How the world’s oldest democracy (the U.S.) and the world’s largest democracy (India) were kept apart by Cold War politics is a story best left for another column, but suffice it to say that it takes two not to tango. Although U.S.-India relations have warmed dramatically in recent years, U.S. ties to Pakistan — forged by the Cold War and reinvigorated by the War on Terror — remain a complicating factor.
This U.S. has given Pakistan over $20 billion in aid, both military and economic, over the last decade. Foreign aid is supposed to engender good will. The Pew Research Center released a poll this week showing that 73 percent of Pakistanis have an unfavorable view of the U.S., compared to only 12 percent favorable. (In contrast, 66 percent of Indians view the U.S. favorably.) Pakistanis view the U.S. as more of an enemy than a partner by a margin of 69 percent to 6 percent. One shudders to think what the Pakistanis would have thought of us had we not sent them billions in aid. Clearly, good will in Pakistan does not come cheap.
And consider this: Pew’s survey was unable to include certain parts of Pakistan, covering 15 percent of the population, because of security concerns. Unless you believe that these most radicalized parts of Pakistan are hidden reservoirs of love for America, it’s likely that the poll significantly understates the degree to which the Pakistanis hate us.
In those cases over the years where substantial U.S. foreign aid has failed to win the hearts and minds of the people, it has usually been where the U.S. was supporting unpopular dictatorships. But while we may have incurred the resentment of the people in those countries, we at least had some degree of loyalty from the dictatorships, bought and paid for, to show for our money (at least until they were overthrown). Recent events have called into question how much loyalty we’ve bought from Pakistan’s military, the primary beneficiary of U.S. largesse to the country and the true power behind Pakistan’s government.
There was of course the recent discovery that Osama bin Laden, whom Pakistan’s military was supposedly helping us find, had been living comfortably right under their nose. The notorious Inter-Services Intelligence Directorate (ISI), the terror-stained intelligence wing of the Pakistani military, is widely suspected of having sheltered bin Laden — and of leaking the supposed name of the CIA station chief in Islamabad to the media shortly after the bin Laden raid.

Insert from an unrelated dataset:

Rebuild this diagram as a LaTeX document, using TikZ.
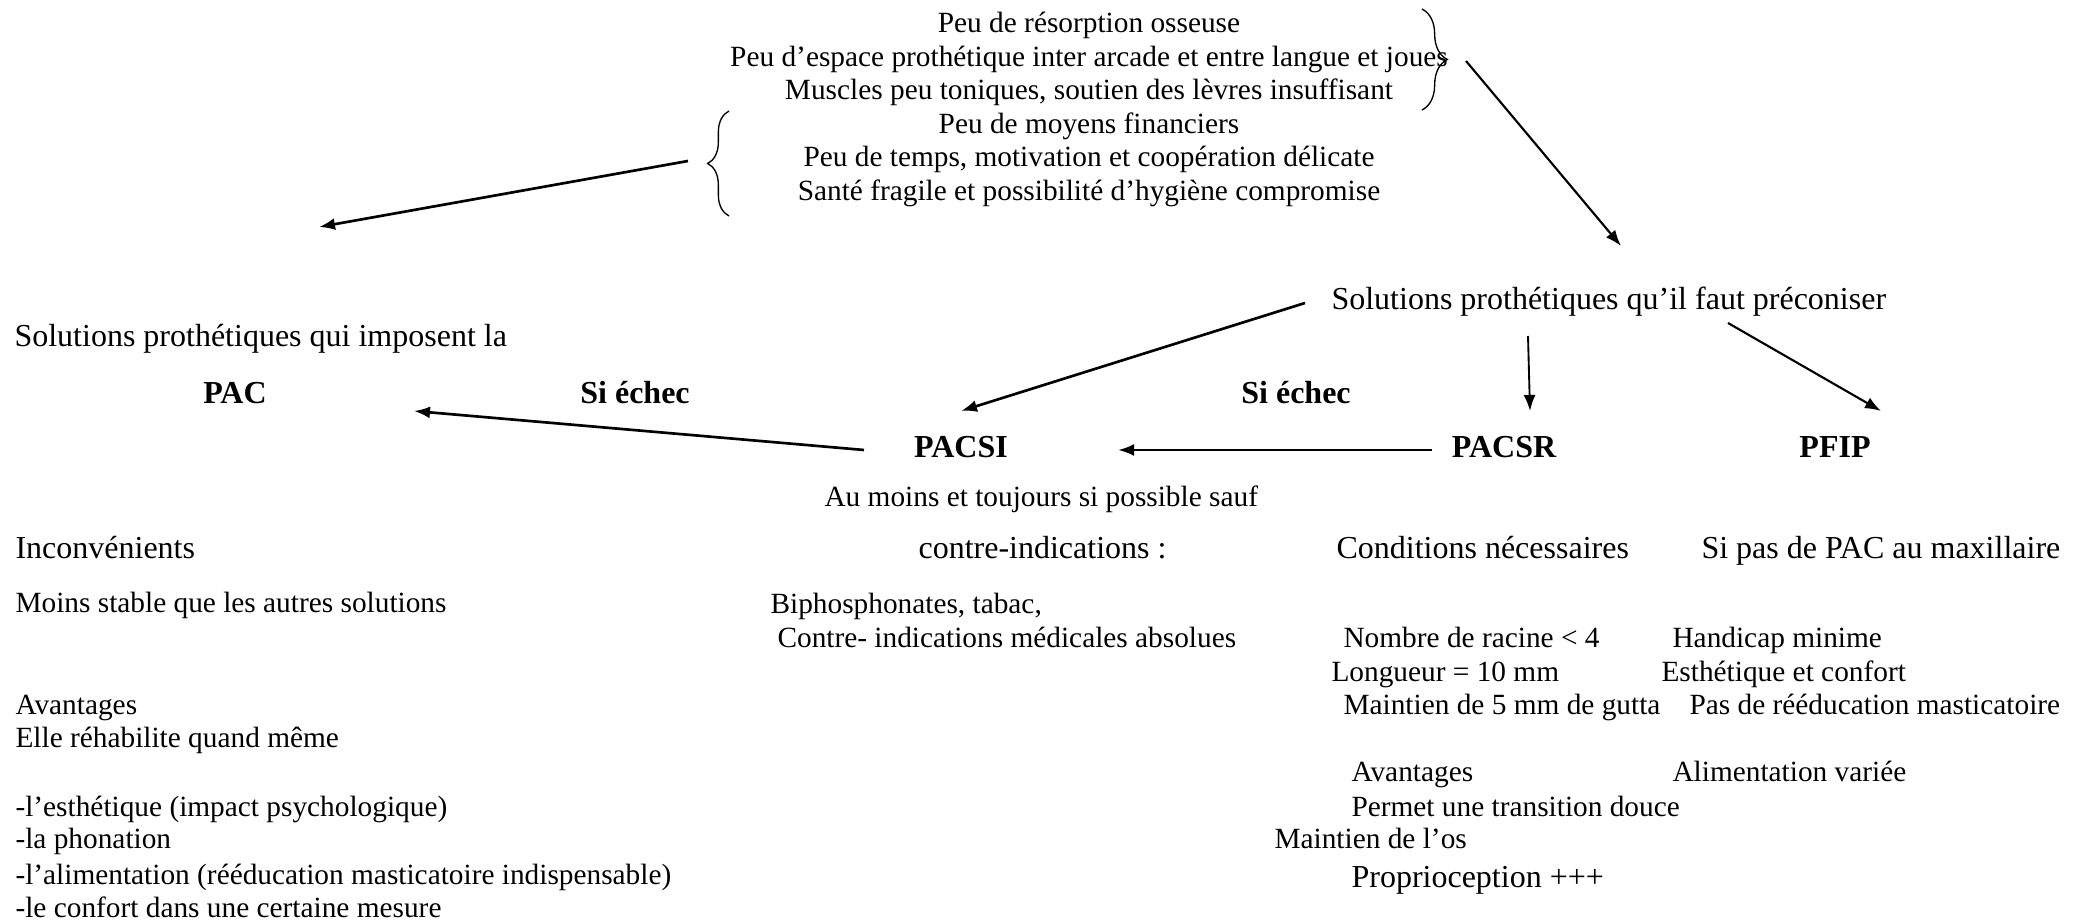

Last week came the news that Pakistan had arrested five people for providing information to the CIA in the hunt for bin Laden. Pakistan’s recent actions are causing many Americans to ask, “Whose side are they on?” It’s starting to seem like a stupid question.
The case of Asia Bibi illustrates the absence of shared values between the U.S. and Pakistan. Bibi was a Christian farm hand who was asked to fetch water for her fellow farm workers. Some of the workers refused to accept water from her because she was a Christian, and an argument ensued. Some of her co-workers later complained that she made some derogatory remarks about Muhammad in the heat of the argument.
Bibi was sentenced to death under Pakistan’s blasphemy law and awaits execution. Two prominent politicians who dared speak out in her defense were assassinated earlier this year. The murderous bigotry that permeates Pakistani society makes it almost impossible for religious minorities to live there; non-Muslims make up only three percent of the population.
Allies who lack shared values should at least have shared interests. Pakistan’s double-dealing in the War on Terror makes us wonder what interests we really share with that country. Our relationship with Pakistan is based not upon our shared hope for the positive future we can build by working together, but rather upon our fear of the dangers of splitting apart.
We’re afraid of losing Pakistan’s half-hearted cooperation in fighting terror; of losing the use of their territory to supply our troops in Afghanistan; and of losing whatever influence we have to prevent religious fanatics from gaining control of Pakistan’s nuclear arsenal. There is no upside to our relationship with Pakistan; there is only the avoidance of downside. The billions we pay to Pakistan’s kleptocratic ruling elite suggest not so much a marriage of convenience as an extortion racket.
Our relationship with Pakistan is a betrayal of our principles for the sake of expediency. Even if it is a necessary evil, it is an evil nonetheless. Of course, it’s not as if we’ve never done this type of thing before.
Our relationship with India, on the other hand, celebrates our shared democratic values. India’s democracy has many flaws, but considering the poverty and ethnic divisions that were exacerbated by centuries of exploitative, divide-and-rule colonialism, India has proven that democracy can endure in the most difficult of circumstances.
In addition to our shared values, we have shared interests with India. Both countries (especially India) are threatened by terrorism from Pakistan. India, unlike Pakistan, is an emerging economic power; our bilateral trade with India dwarfs that with Pakistan. Our strengthening relationship with India can also serve as an effective counterweight to China’s influence in the region.
Alas, geopolitics isn’t the movies, and we will have to continue to handle our relationship with Pakistan with the care one uses to handle a ticking time bomb. Still, we must navigate through the complexities of South Asia with the knowledge that we were ultimately meant to be not with Pakistan, but with Pakistan’s mortal enemy. May we all live happily ever after.
David B. Cohen served in the administration of President George W. Bush as U.S. Representative to the Pacific Community, as Deputy Assistant Secretary of the Interior, and as a member of the President’s Advisory Commission on Asian Americans and Pacific Islanders. He hosts the debate show “Beer Summit” for PBS Guam.